Shortcut #3: The nitrified primary cement job. This is difficult to pull off, even under ideal conditions.


Shortcut #4: Hanger without lock ring may have used due to the previously unplanned long string, and to avoid waiting for hanger with lock ring to be fabricated or prepared.


Shortcut #5: No cement evaluation logs were performed after a job with known high calculated risk (mud losses to formation). This shortcut may have saved 8 hours of rig time.


Shortcut #6: Pressure testing casing less than 24 hours after cement in place can expand the casing before the cement is fully set. This shortcut can “crack” the cement and create a micro annulus which will allow gas migration.


Shortcut #7: Displacing 14 ppg mud from 8000 ft MDRT with 8.7 ppg seawater, less than 20 hours after primary cement is in place. How many tested and proven barriers can you count? I count zero satisfactory barriers. Industry standards dictate that at least two tested (to maximum anticipated pressure) barriers are in place prior to removing the primary source of well control (weighted mud or brine).


The operator and owner of this well ordered and directed all of the shortcuts above. There is no doubt, in my opinion, that this tragedy would not happen on a well operated by Chevron, Exxon Mobil, ConocoPhillips, Shell, Anadarko, Noble Energy, or any other responsible operators familiar to me. Transocean is still the world’s best provider of deepwater rigs and they have very competent crews.
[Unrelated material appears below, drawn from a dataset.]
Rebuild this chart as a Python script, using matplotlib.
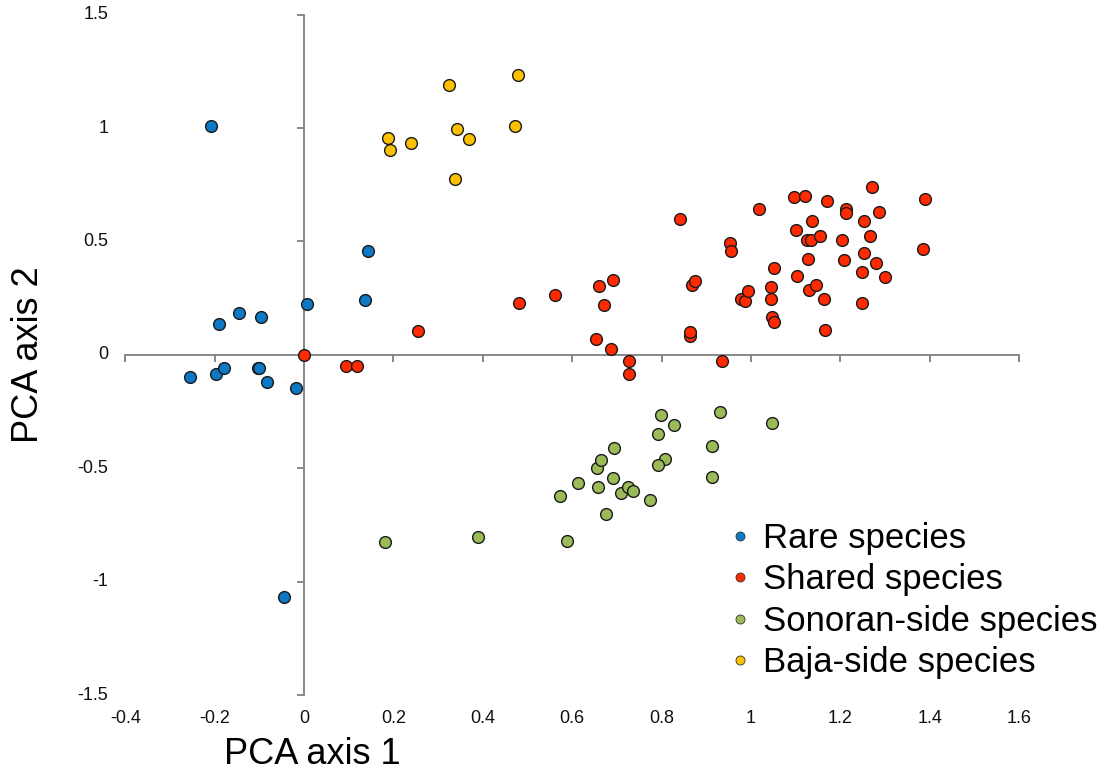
import matplotlib
matplotlib.use("Agg")
import matplotlib.pyplot as plt
from matplotlib.lines import Line2D
import matplotlib.transforms as mtrans

plt.rcParams['font.family'] = ['Liberation Sans', 'DejaVu Sans']

# ---- data ----
rare_x = [-0.207, 0.143, 0.137, 0.007, -0.145, -0.190, -0.097, -0.254, -0.196,
          -0.178, -0.103, -0.101, -0.083, -0.019, -0.045]
rare_y = [1.008, 0.459, 0.240, 0.225, 0.185, 0.135, 0.166, -0.096, -0.084,
          -0.056, -0.056, -0.058, -0.121, -0.148, -1.067]

shared_x = [0.000, 0.093, 0.119, 0.256, 0.482, 0.561, 0.659, 0.691, 0.672, 0.653,
            0.687, 0.726, 0.727, 0.841, 0.864, 0.864, 0.869, 0.874, 0.936, 0.954,
            0.955, 0.977, 0.987, 0.994, 1.019, 1.044, 1.045, 1.046, 1.052, 1.052,
            1.096, 1.121, 1.169, 1.101, 1.136, 1.126, 1.134, 1.154, 1.128, 1.104,
            1.130, 1.145, 1.163, 1.165, 1.213, 1.212, 1.204, 1.208, 1.253, 1.271,
            1.287, 1.267, 1.253, 1.280, 1.248, 1.300, 1.248, 1.389, 1.385]
shared_y = [0.000, -0.048, -0.048, 0.103, 0.229, 0.262, 0.304, 0.329, 0.222, 0.071,
            0.026, -0.028, -0.084, 0.598, 0.085, 0.100, 0.307, 0.326, -0.028, 0.495,
            0.459, 0.245, 0.236, 0.281, 0.641, 0.300, 0.245, 0.165, 0.143, 0.384,
            0.694, 0.701, 0.680, 0.551, 0.589, 0.507, 0.507, 0.526, 0.423, 0.348,
            0.284, 0.309, 0.245, 0.110, 0.641, 0.626, 0.507, 0.419, 0.589, 0.741,
            0.629, 0.522, 0.451, 0.407, 0.367, 0.345, 0.229, 0.688, 0.467]

sonoran_x = [0.181, 0.390, 0.588, 0.573, 0.612, 0.657, 0.676, 0.656, 0.665, 0.694,
             0.691, 0.710, 0.725, 0.735, 0.775, 0.793, 0.798, 0.828, 0.808, 0.793,
             0.912, 0.912, 0.930, 1.047]
sonoran_y = [-0.827, -0.802, -0.822, -0.623, -0.564, -0.584, -0.703, -0.501, -0.463, -0.410,
             -0.544, -0.608, -0.582, -0.600, -0.638, -0.350, -0.265, -0.309, -0.460, -0.485,
             -0.401, -0.539, -0.250, -0.301]

baja_x = [0.325, 0.478, 0.471, 0.342, 0.369, 0.189, 0.193, 0.239, 0.337]
baja_y = [1.190, 1.232, 1.010, 0.994, 0.951, 0.955, 0.902, 0.933, 0.775]

series_labels = ["Rare species", "Shared species", "Sonoran-side species", "Baja-side species"]
series_colors = ["#0D78C3", "#FF2A00", "#9BBB59", "#FFC000"]

x_ticks = [-0.4, -0.2, 0, 0.2, 0.4, 0.6, 0.8, 1, 1.2, 1.4, 1.6]
x_tick_labels = ["-0.4", "-0.2", "0", "0.2", "0.4", "0.6", "0.8", "1", "1.2", "1.4", "1.6"]
y_ticks = [-1.5, -1, -0.5, 0, 0.5, 1, 1.5]
y_tick_labels = ["-1.5", "-1", "-0.5", "0", "0.5", "1", "1.5"]

# ---- figure ----
W, H = 1106, 782
fig = plt.figure(figsize=(W / 100, H / 100), dpi=100)
ax = fig.add_axes([125.2 / W, 1 - 695.0 / H, 894.0 / W, 680.3 / H])
ax.set_xlim(-0.4, 1.6)
ax.set_ylim(-1.5, 1.5)

axis_color = "#7F7F7F"
for s in ["top", "right"]:
    ax.spines[s].set_visible(False)
ax.spines["left"].set_position(("data", 0))
ax.spines["bottom"].set_position(("data", 0))
for s in ["left", "bottom"]:
    ax.spines[s].set_color(axis_color)
    ax.spines[s].set_linewidth(1.3)
    ax.spines[s].set_zorder(1)
ax.set_xticks(x_ticks)
ax.set_yticks(y_ticks)
ax.tick_params(axis="both", direction="out", length=5, width=1.3, color=axis_color,
               labelbottom=False, labelleft=False)

# tick labels at the outer edges (Excel style)
tb = mtrans.blended_transform_factory(ax.transData, ax.transAxes)
for v, lab in zip(x_ticks, x_tick_labels):
    ax.text(v, -0.035, lab, transform=tb, ha="center", va="center", fontsize=13, color="#111111")
tl = mtrans.blended_transform_factory(ax.transAxes, ax.transData)
for v, lab in zip(y_ticks, y_tick_labels):
    ax.text(-0.019, v, lab, transform=tl, ha="right", va="center", fontsize=13, color="#111111")

series = [(rare_x, rare_y), (shared_x, shared_y), (sonoran_x, sonoran_y), (baja_x, baja_y)]
for (xs, ys), c in zip(series, series_colors):
    ax.scatter(xs, ys, s=72, c=c, edgecolors="#1A1A1A", linewidths=1.0, zorder=3, clip_on=False)

fig.text(312 / W, 1 - 755 / H, "PCA axis 1", ha="center", va="center", fontsize=26)
fig.text(29 / W, 1 - 355 / H, "PCA axis 2", ha="center", va="center", fontsize=26, rotation=90)

handles = [Line2D([0], [0], marker="o", linestyle="none", markersize=6.5,
                  markerfacecolor=c, markeredgecolor="#333333", markeredgewidth=0.6)
           for c in series_colors]
leg = fig.legend(handles, series_labels, loc="upper left",
                 bbox_to_anchor=(730 / W, 1 - 522 / H), frameon=False,
                 fontsize=25, handlelength=0.6, handletextpad=0.35,
                 labelspacing=0.24, borderpad=0, borderaxespad=0)

fig.savefig("out.png", dpi=100)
The crews on DWH were among the best in the world but they never had a chance against this tragic engineering blunder, and now we have 11 grieving families, and the environmental disaster.
Re: 60 Minutes report on possible Annular rubber observed on shakers -even if the rubber came from one of the two annular elements, the reported quantity is insignificant. These elements can withstand a lot of damage and still seal effectively. I have seen a bucket full of rubber missing from these elements and they still closed and sealed and held pressure as designed.
In my opinion, all lawsuits filed against RIG, HAL, and CAM will be easily re-directed against the operator, when all the facts are established and proven.